Em resumo, a nova noção de ser desenvolvida por Tomás de Aquino torna impossível isolar a existência atual para poder reduzir a metafísica a uma consideração de essência. No tomismo autêntico não existe a “essência real” separada do ato de existir que faz dela uma realidade.

NOTAS:


  1. “Este é o sentido com que falamos de “algo” (aliquid) ou de “essência real” (essentiam realem). Ora, essa essência implica uma relação com o exercício da perfeição, que é expressa pelo verbo ser, mas prescinde da existência de maneira a não incluí-la nem excluí-la, sendo consequentemente predicável tanto da essência existente como da meramente possível. Deste modo, recebendo essa significação tão abstrata, isto é, prescindindo da existência (embora não a excluindo), o ser é chamado: ser enquanto ser (Ens ut sic)”. P. Descoqs, S. J., Institutiones metaphysicae generalis, vol. I, p. 134). 

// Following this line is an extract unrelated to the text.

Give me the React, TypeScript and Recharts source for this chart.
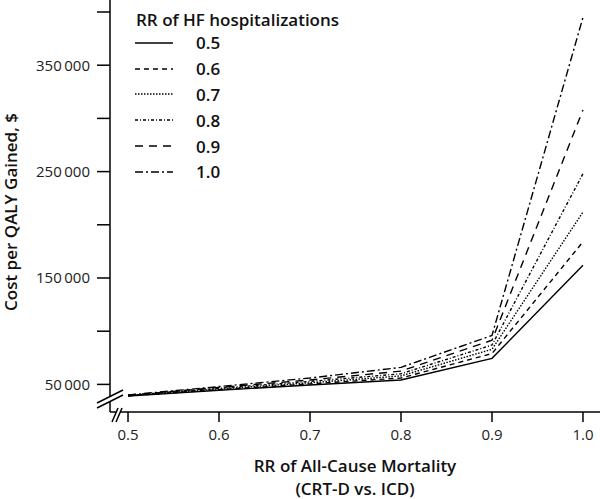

  2. O P. Descoqs tem uma inteligência bastante sutil para ver que a sua interpretação da noção de ser estava exposta à acusação de fazer da Metafísica (que trata do ser enquanto ser) mera Lógica. Sua resposta é que, como é compreendido na doutrina, o ser mantém sua total realidade metafísica. Ele pode chamar-se o “ser metafísico real” (Unde ei absoluto convenit denominatio “entis realis metaphysici”). P. Descoqs, S. J., Institutiones metaphysicae generalis, vol. I. p. 135. Ver a longa citação de J. Klentgen, S. J., La philosophie scolastique, vol. II, p. 88-92, in P. Descoqs, op. cit., vol. II, p. 89-92.